Git-svn Xfce Repositories

I recently started messing around with git, partly just to see what all the fuss is about, and partly because I want an easy way to do ‘offline commits’ when I don’t have an internet connection (I spend a decent amount of time on planes and in airports, and sometimes in wifi-less cafes with my laptop). I’ve looked at SVK, but I’m not a huge fan, and it seems ridiculously complicated for what it does (or rather, what I need it for). It also means learning another tool that’s only useful for a very small thing.

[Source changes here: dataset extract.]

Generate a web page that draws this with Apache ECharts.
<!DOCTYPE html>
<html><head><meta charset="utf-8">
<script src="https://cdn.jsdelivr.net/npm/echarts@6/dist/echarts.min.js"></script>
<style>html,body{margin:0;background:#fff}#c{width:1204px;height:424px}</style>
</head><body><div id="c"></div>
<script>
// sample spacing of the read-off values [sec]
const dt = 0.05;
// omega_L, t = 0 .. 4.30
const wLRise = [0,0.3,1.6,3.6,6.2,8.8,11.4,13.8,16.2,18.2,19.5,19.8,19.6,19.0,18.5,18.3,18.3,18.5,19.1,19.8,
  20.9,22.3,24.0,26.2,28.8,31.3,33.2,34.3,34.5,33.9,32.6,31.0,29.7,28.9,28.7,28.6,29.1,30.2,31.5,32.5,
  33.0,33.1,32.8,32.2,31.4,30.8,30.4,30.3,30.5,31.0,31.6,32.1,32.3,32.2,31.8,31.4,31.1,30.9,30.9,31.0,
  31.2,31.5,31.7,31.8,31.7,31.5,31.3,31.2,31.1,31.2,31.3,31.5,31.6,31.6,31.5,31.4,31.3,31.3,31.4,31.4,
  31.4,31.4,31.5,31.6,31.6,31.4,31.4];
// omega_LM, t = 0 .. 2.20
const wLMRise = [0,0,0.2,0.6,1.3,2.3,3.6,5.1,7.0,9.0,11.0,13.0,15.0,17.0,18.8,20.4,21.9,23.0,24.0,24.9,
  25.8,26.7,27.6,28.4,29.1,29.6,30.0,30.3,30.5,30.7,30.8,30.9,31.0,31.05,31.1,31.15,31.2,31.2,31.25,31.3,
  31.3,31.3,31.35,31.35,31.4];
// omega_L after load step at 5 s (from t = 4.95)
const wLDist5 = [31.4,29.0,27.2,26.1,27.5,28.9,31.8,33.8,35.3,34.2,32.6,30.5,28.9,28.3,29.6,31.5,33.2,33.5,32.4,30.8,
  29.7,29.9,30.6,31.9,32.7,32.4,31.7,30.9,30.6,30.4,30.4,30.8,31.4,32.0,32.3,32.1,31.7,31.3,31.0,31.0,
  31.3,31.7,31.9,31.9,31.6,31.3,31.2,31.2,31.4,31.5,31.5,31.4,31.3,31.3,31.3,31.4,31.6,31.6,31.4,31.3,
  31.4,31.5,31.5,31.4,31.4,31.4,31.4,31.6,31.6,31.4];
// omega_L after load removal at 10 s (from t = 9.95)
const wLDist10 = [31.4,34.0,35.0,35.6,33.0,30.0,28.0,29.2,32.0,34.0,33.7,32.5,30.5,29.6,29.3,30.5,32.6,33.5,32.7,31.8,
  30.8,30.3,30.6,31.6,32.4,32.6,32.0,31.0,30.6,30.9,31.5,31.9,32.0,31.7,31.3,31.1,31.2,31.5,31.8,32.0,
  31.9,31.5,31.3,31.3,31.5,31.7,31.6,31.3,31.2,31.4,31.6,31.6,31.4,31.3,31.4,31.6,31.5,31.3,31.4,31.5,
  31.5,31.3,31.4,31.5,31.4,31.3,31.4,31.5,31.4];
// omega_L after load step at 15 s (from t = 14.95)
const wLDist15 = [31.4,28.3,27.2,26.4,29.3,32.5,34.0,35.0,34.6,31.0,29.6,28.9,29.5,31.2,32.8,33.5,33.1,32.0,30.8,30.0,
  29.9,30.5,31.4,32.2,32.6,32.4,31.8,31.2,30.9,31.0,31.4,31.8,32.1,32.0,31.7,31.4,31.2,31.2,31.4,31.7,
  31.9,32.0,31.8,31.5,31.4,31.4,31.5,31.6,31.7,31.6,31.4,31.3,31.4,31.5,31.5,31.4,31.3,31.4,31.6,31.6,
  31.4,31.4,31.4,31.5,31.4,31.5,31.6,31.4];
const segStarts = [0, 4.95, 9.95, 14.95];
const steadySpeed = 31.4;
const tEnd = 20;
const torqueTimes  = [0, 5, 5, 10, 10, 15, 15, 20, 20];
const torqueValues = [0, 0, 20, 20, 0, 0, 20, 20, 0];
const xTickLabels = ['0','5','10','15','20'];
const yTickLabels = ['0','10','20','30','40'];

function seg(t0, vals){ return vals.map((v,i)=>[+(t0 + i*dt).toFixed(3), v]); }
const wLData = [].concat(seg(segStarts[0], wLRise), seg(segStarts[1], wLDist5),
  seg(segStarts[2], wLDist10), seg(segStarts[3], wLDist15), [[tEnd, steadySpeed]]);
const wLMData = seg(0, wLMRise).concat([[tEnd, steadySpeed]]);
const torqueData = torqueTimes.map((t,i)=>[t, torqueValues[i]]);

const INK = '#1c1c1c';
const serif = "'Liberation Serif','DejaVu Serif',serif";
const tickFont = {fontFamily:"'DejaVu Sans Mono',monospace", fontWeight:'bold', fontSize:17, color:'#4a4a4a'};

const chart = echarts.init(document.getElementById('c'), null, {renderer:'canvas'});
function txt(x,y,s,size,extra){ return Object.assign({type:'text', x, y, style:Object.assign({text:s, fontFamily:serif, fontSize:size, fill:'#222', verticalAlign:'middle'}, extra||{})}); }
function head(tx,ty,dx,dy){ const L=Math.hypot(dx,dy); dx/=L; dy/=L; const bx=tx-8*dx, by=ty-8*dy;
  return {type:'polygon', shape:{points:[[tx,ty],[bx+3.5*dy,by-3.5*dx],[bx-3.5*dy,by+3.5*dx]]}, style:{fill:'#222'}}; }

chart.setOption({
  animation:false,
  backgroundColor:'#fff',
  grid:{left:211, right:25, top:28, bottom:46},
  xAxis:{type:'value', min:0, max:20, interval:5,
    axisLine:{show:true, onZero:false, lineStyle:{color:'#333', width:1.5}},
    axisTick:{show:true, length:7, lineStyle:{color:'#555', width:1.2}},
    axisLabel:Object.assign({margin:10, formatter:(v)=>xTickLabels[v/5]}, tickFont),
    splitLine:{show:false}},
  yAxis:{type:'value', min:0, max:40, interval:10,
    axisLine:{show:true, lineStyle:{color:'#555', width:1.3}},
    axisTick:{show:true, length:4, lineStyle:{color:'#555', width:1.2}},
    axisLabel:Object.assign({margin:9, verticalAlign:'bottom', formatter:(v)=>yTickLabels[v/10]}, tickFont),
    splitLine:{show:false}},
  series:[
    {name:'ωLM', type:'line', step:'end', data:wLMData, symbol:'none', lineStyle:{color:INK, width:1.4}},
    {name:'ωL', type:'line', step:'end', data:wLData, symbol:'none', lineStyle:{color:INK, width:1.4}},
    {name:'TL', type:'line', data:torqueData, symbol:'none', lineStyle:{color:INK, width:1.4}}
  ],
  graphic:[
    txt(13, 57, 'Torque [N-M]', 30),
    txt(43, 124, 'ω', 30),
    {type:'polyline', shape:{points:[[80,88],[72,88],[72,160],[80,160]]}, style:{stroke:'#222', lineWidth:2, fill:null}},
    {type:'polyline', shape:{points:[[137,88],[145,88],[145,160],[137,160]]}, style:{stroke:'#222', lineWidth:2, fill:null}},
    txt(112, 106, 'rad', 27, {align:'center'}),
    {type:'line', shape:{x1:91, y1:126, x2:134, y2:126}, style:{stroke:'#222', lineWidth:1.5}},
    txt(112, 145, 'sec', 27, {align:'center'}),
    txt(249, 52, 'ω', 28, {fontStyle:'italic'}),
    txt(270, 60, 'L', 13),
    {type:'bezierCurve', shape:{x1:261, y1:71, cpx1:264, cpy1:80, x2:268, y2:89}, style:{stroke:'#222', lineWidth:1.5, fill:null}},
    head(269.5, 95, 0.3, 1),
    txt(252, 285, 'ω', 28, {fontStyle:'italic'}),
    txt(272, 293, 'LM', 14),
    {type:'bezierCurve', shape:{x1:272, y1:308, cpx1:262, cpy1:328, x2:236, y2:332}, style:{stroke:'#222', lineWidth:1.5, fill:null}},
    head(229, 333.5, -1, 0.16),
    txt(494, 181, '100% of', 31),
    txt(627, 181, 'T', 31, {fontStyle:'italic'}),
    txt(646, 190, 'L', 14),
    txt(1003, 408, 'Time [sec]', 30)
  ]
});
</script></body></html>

So: git. It’s been hyped like crazy since its inception, and frankly I’ve avoided it mainly because of the hype. But I’m surprised at how much I like git. Being able to have lots of little throwaway branches to do various related tasks on is really useful, and merging them back to the main branch is trivially easy. The offline operation is obviously a great bonus.

To make things even better, I was absolutely thrilled when I found out that git comes with a sub-app called ‘git-svn’. In a basic sense, it’s a ‘svn2git’ script that lets you import all of your commit history from a svn repository into a git repository. But it’s so much more. It’s bidirectional, so after you create the git-svn repository (which is really just a git repository with a bunch of extra info to keep things in sync with svn), you can continually update your local repo as changes are made to the master svn repository, and you can push changes in your local repository up to the master svn server. And when pushing changes, it actually does one svn commit for each local git commit, so your local git history gets replicated on the server.

Anyhow, git-svn is a little hard to figure out at first, so I figured I’d ‘convert’ all the Xfce core core modules into git-svn repos and post them so other people don’t have to figure it out. Also, doing the conversion over a network via http or svn+ssh takes quite a long time (and wastes quite a lot of bandwidth), and I can do them locally on the svn server. You can grab them here. Please read the README in its entirety first, as these repos will not work properly with the Xfce svn repo out of the box, and there are a few extra git commands you’ll need to know to interact with the svn server.